Из смерти в жизнь… Войны и судьбы - страница 9



Со штыком и гранатами я проходил несколько дней. Потом медпункт передислоцировали в район штаба батальона, где для него подготовили хорошую землянку. Отсюда до передовой было намного ближе. Я стал бывать в траншеях ежедневно, а иногда и по несколько раз в день. Штык и гранаты больше с собой не брал… Вместо них мне выдали пистолет.

В Севастополе нам каждый день давали фронтовые сто граммов. Но я же водку не пил, понятия не имел, что это такое. Санитары приносят: «Товарищ лейтенант, вот ваши сто граммов». – «Я не пью». – «А можно я выпью?». – «Можно». И стали они делить между собой мои сто граммов. Иногда даже препирались между собой: «Я сегодня пью лейтенантские!». – «Нет, я!». И вот как-то приходят ко мне в недоумении: «Товарищ лейтенант, що цэ такэ? Шо нам вмэсто горилки далы? Шапу… Шипу…». Я догадался: «Шампанское?». – «Да, да, да…». Но они его в жизни никогда не пили и даже названия не знали. Я тоже его не пил никогда. Говорю: «Ребята, вы что? Это же хороший напиток, его буржуазия пила!». Те: «Раз буржуазия пила, лейтенанту первому и нальём». Стали открывать бутылку, она почему-то была без этикетки. Никак не могут открыть. Крутили-крутили – она как стрельнёт! Всё содержимое вылетело. Ездовый, ему лет пятьдесят было, говорит: «Хлопче, следующую не так будем открывать. Подождите». Пошёл и принёс ведро, из которого он лошадь поил. Пшикнуло шампанское в ведро, но пена, конечно, не вылилась. Из ведра уже в кружку налили. И, конечно, первую кружку – лейтенанту. А это было сухое шампанское, кислое-прекислое (видимо, брют). Я-то ожидал другого вкуса, думал, что оно будет сладкое. Сморщился – чего в нём хорошего? А солдаты смотрят на меня и спрашивают: «Товарищ лейтенант, вы нас обманывали?
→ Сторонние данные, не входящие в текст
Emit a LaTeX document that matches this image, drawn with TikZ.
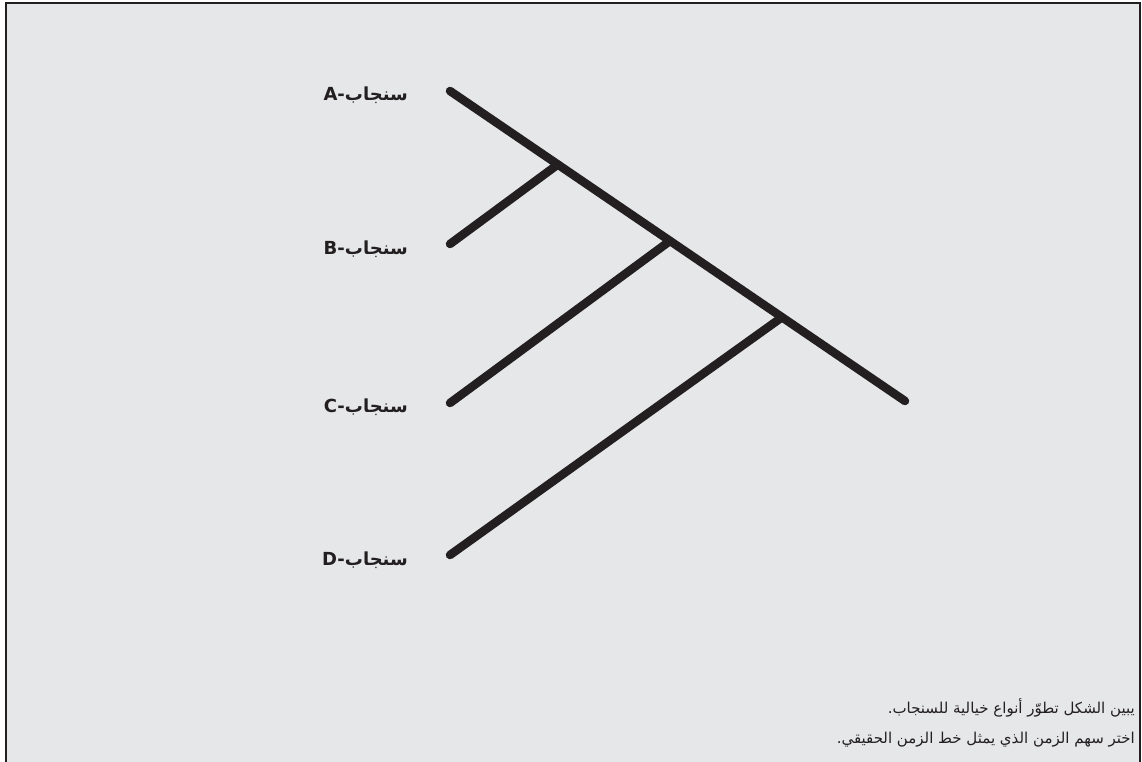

Вы тоже не пили его никогда?». Так никто из нас это шампанское и не стал пить…

Мы находились на передовой уже несколько недель. Но ни одного живого «фрица» я так и не видел. Поэтому, проходя по окопам, надолго задерживался около солдат и вместе с ними вёл наблюдение за передним краем обороны немцев. Уж очень хотелось мне увидеть их поближе! Один раз мне даже дали поохотиться на гитлеровцев со снайперской винтовкой. В оптический прицел я увидел перебегающего немца, выстрелил – немец больше в прицеле не появился. И снайпер торжественно уверил меня в том, что я тоже открыл свой счёт!..

Пока позволяла обстановка, мы продолжали благоустраиваться. Отрыли ещё одну землянку. Там после оказания необходимой помощи собирали раненых перед эвакуацией их в тыл. Оттуда, с передовой-то, мне стало раненых эвакуировать проще. А вот туда, в тыл, эвакуация, наоборот, усложнилась. Дорога назад хорошо просматривалась противником, потому транспорт в дневное время двигаться по ней не мог. Ждали ночи. Но временами за день скапливалось много раненых, некоторым из них требовалась квалифицированная помощь, которую я, естественно, оказать не мог. Приходилось поддерживать их жизнь постоянным введением сердечных средств, перевязками, противошоковыми инъекциями.

Была и ещё одна трудность. Раненых приходилось таскать на руках. У меня во взводе была лошадь, самая тщедушная во всём батальоне. Она была в состоянии таскать только одну маленькую повозку, точнее – двуколку. А вот держать лошадь оказалось негде! Пришлось отправить лошадку в хозвзвод. Позже она всё же сослужила службу, когда батальон передислоцировался. Лошадка перевозила наше скромное медицинское имущество.